#### STATED EXERCISE
Repeat verbatim, and only, the lines of the data below, beginning at the line that contains "The picture is" and stopping after the line that contains "ax.set_ylim(0, max(grid_ticks))".

——————————

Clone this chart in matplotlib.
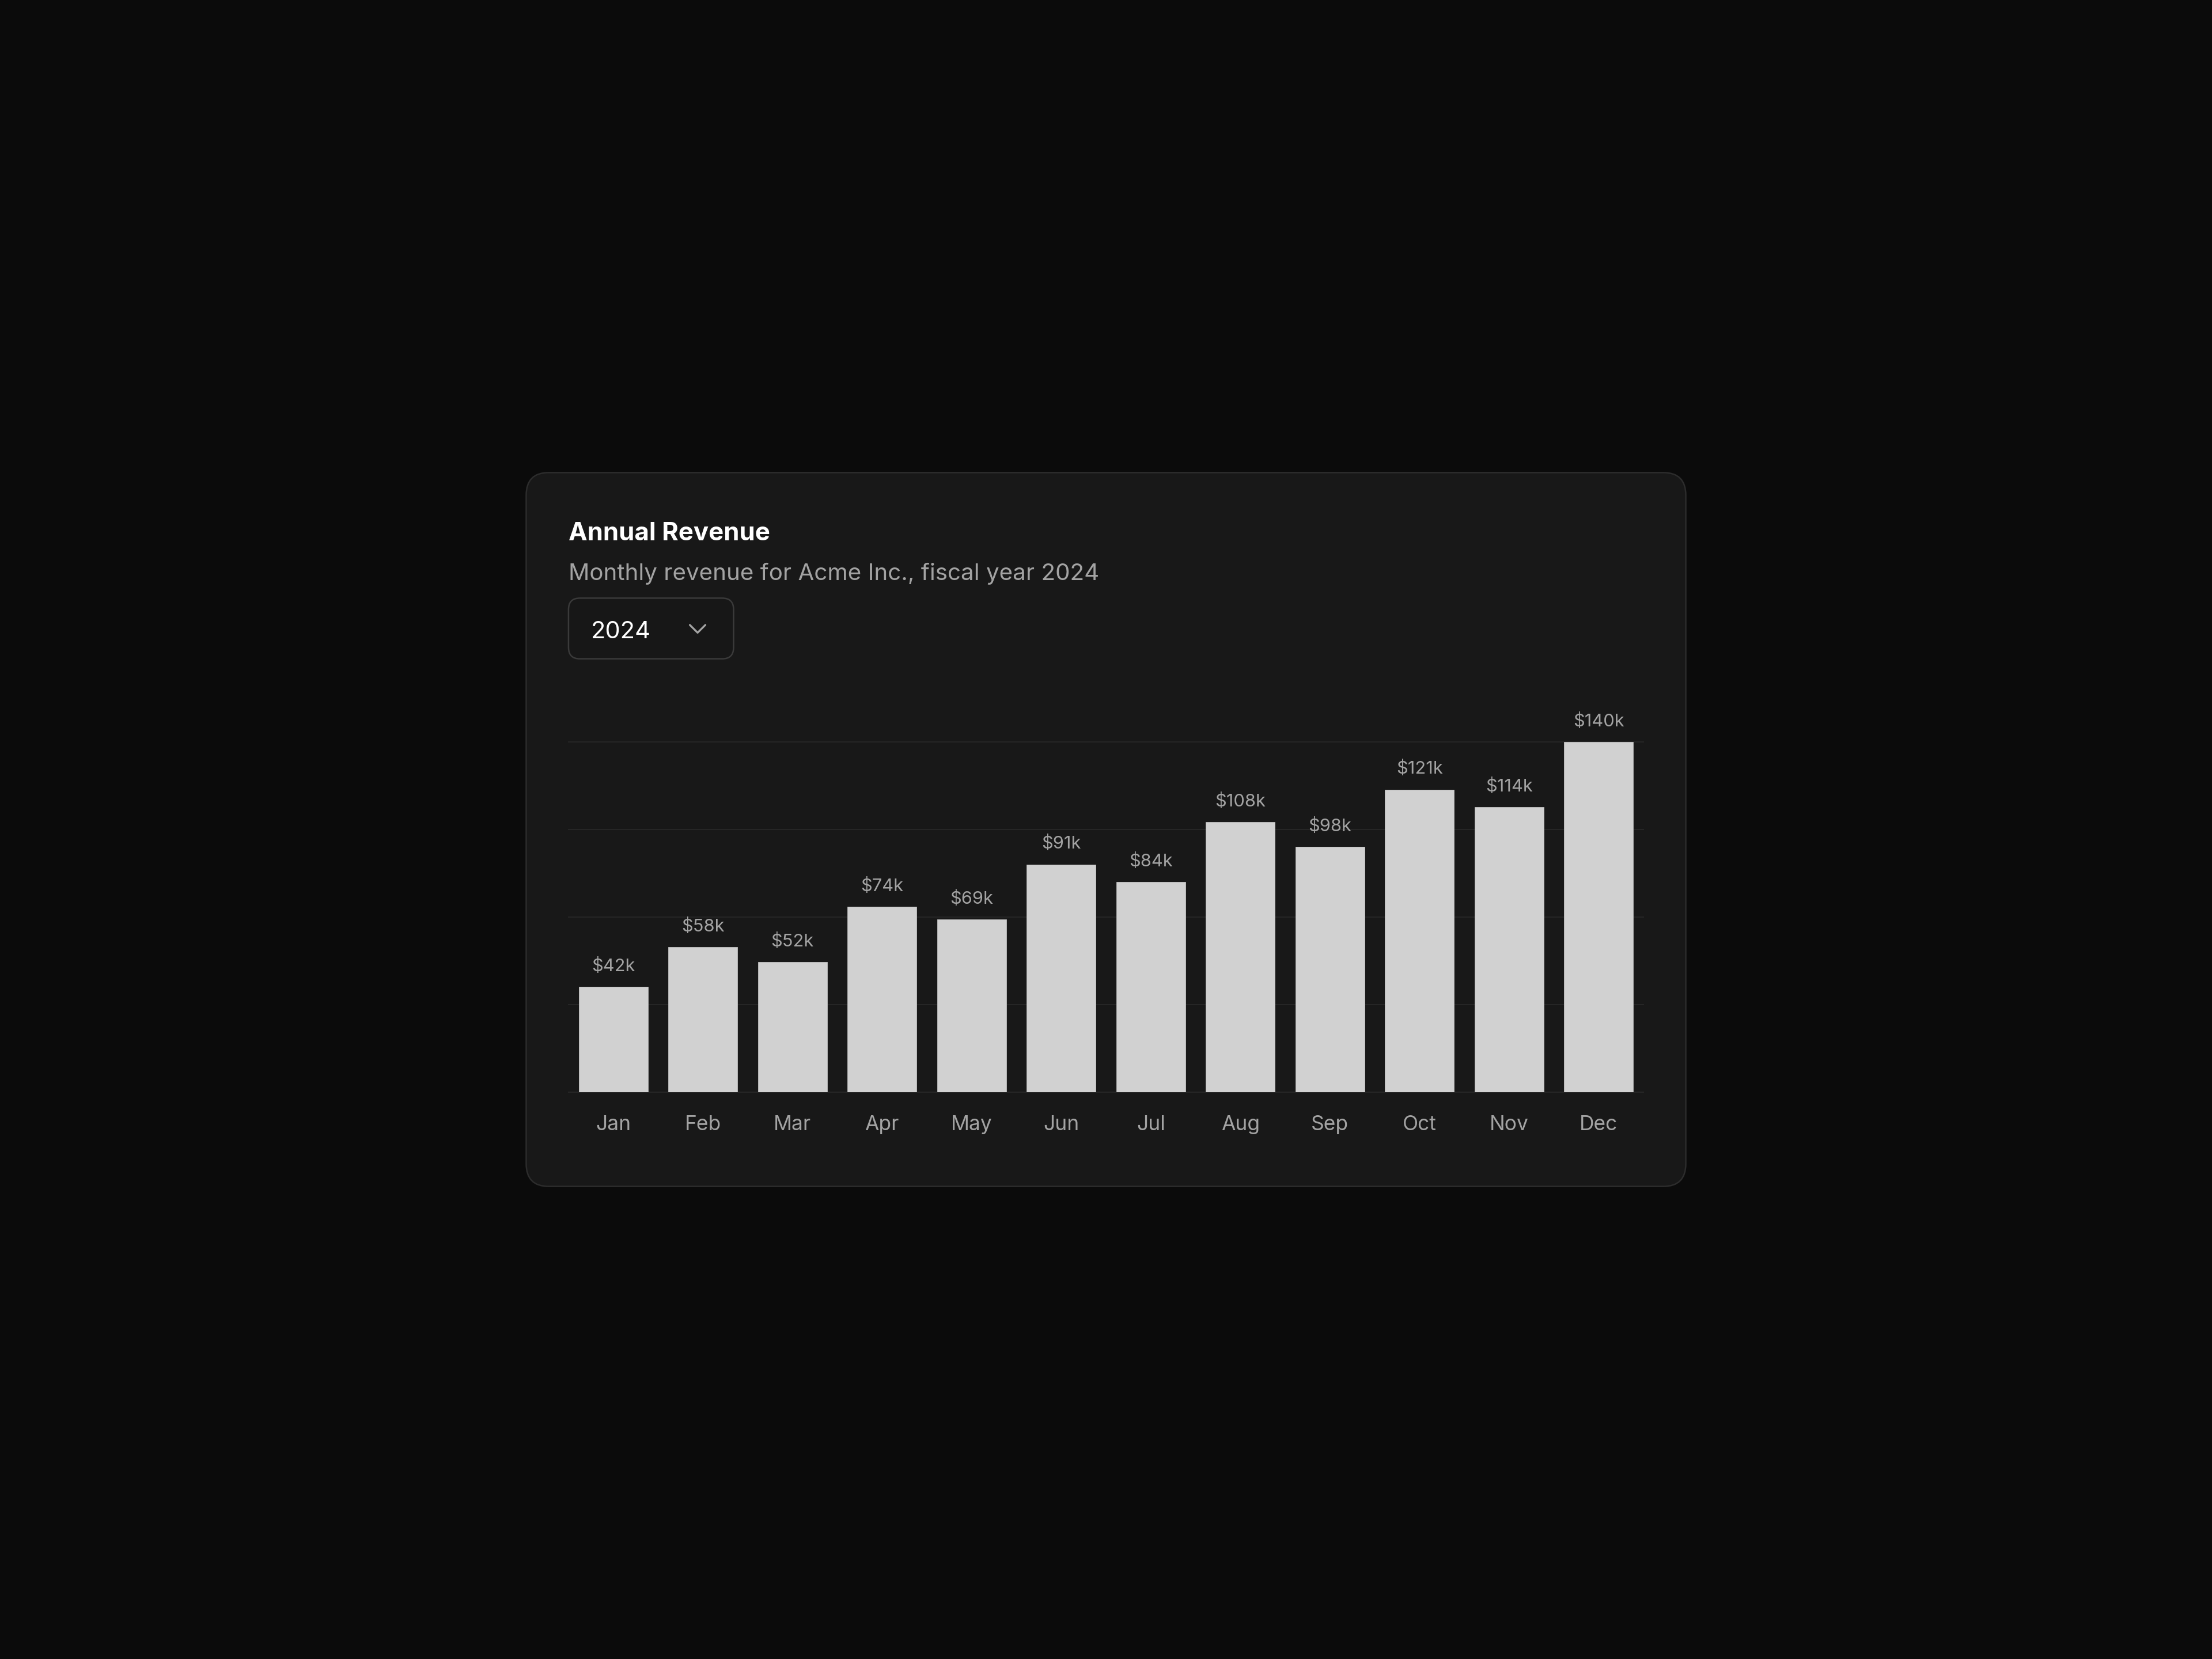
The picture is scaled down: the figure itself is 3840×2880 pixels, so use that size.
import matplotlib
matplotlib.use("Agg")
import matplotlib.pyplot as plt
from matplotlib.patches import FancyBboxPatch
from matplotlib.lines import Line2D

plt.rcParams['font.family'] = ['Inter', 'DejaVu Sans']

months = ['Jan', 'Feb', 'Mar', 'Apr', 'May', 'Jun',
          'Jul', 'Aug', 'Sep', 'Oct', 'Nov', 'Dec']
revenue_k = [42, 58, 52, 74, 69, 91, 84, 108, 98, 121, 114, 140]
grid_ticks = [0, 35, 70, 105, 140]

title = 'Annual Revenue'
subtitle = 'Monthly revenue for Acme Inc., fiscal year 2024'
year_label = '2024'

page_bg = '#0b0b0b'
card_bg = '#181818'
card_edge = '#2c2c2c'
bar_color = '#d1d1d1'
muted = '#a3a3a3'

W, H = 1568, 1176  # layout units (scaled up to 3840x2880 on save)

fig = plt.figure(figsize=(12.8, 9.6), dpi=300, facecolor=page_bg)

# background layer for the card / dropdown
ui = fig.add_axes([0, 0, 1, 1])
ui.set_xlim(0, W)
ui.set_ylim(H, 0)
ui.axis('off')
ui.set_facecolor(page_bg)

card = FancyBboxPatch((373, 335), 1195 - 373, 841 - 335,
                      boxstyle='round,pad=0,rounding_size=16',
                      facecolor=card_bg, edgecolor=card_edge, linewidth=0.6)
ui.add_patch(card)

dropdown = FancyBboxPatch((403, 424), 520 - 403, 467 - 424,
                          boxstyle='round,pad=0,rounding_size=8',
                          facecolor='#171717', edgecolor='#3a3a3a', linewidth=0.6)
ui.add_patch(dropdown)
ui.add_line(Line2D([489, 494.5, 500], [443, 448.5, 443], color=muted,
                   linewidth=0.8, solid_capstyle='round', solid_joinstyle='round'))

ui.text(403, 383, title, color='white', fontsize=10.5, fontweight='bold',
        va='baseline', ha='left')
ui.text(403, 411, subtitle, color=muted, fontsize=9.7, va='baseline', ha='left')
ui.text(419, 452.5, year_label, color='white', fontsize=10.0, va='baseline', ha='left')

# chart
left, right, base, top = 403, 1165, 774, 526
ax = fig.add_axes([left / W, 1 - base / H, (right - left) / W, (base - top) / H])
ax.set_facecolor('none')
ax.set_xlim(-0.5, len(months) - 0.5)
ax.set_ylim(0, max(grid_ticks))

for g in grid_ticks:
    ax.axhline(g, color='#262626', linewidth=0.5, zorder=0, clip_on=False)

x = list(range(len(months)))
bars = ax.bar(x, revenue_k, width=0.772, color=bar_color, zorder=2,
              edgecolor='#bcbcbc', linewidth=0.2)

for xi, v in zip(x, revenue_k):
    ax.annotate(f'${v}k', (xi, v), xytext=(0, 8.6), textcoords='offset points',
                ha='center', va='center', fontsize=7.4, color=muted, clip_on=False)

ax.set_xticks(x)
ax.set_xticklabels(months, fontsize=8.5, color=muted)
ax.tick_params(axis='x', length=0, pad=9.6)
ax.set_yticks([])
for s in ax.spines.values():
    s.set_visible(False)

fig.savefig('out.png', dpi=300, facecolor=page_bg)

——————————

#### SOLVED EXERCISE
The picture is scaled down: the figure itself is 3840×2880 pixels, so use that size.
import matplotlib
matplotlib.use("Agg")
import matplotlib.pyplot as plt
from matplotlib.patches import FancyBboxPatch
from matplotlib.lines import Line2D

plt.rcParams['font.family'] = ['Inter', 'DejaVu Sans']

months = ['Jan', 'Feb', 'Mar', 'Apr', 'May', 'Jun',
          'Jul', 'Aug', 'Sep', 'Oct', 'Nov', 'Dec']
revenue_k = [42, 58, 52, 74, 69, 91, 84, 108, 98, 121, 114, 140]
grid_ticks = [0, 35, 70, 105, 140]

title = 'Annual Revenue'
subtitle = 'Monthly revenue for Acme Inc., fiscal year 2024'
year_label = '2024'

page_bg = '#0b0b0b'
card_bg = '#181818'
card_edge = '#2c2c2c'
bar_color = '#d1d1d1'
muted = '#a3a3a3'

W, H = 1568, 1176  # layout units (scaled up to 3840x2880 on save)

fig = plt.figure(figsize=(12.8, 9.6), dpi=300, facecolor=page_bg)

# background layer for the card / dropdown
ui = fig.add_axes([0, 0, 1, 1])
ui.set_xlim(0, W)
ui.set_ylim(H, 0)
ui.axis('off')
ui.set_facecolor(page_bg)

card = FancyBboxPatch((373, 335), 1195 - 373, 841 - 335,
                      boxstyle='round,pad=0,rounding_size=16',
                      facecolor=card_bg, edgecolor=card_edge, linewidth=0.6)
ui.add_patch(card)

dropdown = FancyBboxPatch((403, 424), 520 - 403, 467 - 424,
                          boxstyle='round,pad=0,rounding_size=8',
                          facecolor='#171717', edgecolor='#3a3a3a', linewidth=0.6)
ui.add_patch(dropdown)
ui.add_line(Line2D([489, 494.5, 500], [443, 448.5, 443], color=muted,
                   linewidth=0.8, solid_capstyle='round', solid_joinstyle='round'))

ui.text(403, 383, title, color='white', fontsize=10.5, fontweight='bold',
        va='baseline', ha='left')
ui.text(403, 411, subtitle, color=muted, fontsize=9.7, va='baseline', ha='left')
ui.text(419, 452.5, year_label, color='white', fontsize=10.0, va='baseline', ha='left')

# chart
left, right, base, top = 403, 1165, 774, 526
ax = fig.add_axes([left / W, 1 - base / H, (right - left) / W, (base - top) / H])
ax.set_facecolor('none')
ax.set_xlim(-0.5, len(months) - 0.5)
ax.set_ylim(0, max(grid_ticks))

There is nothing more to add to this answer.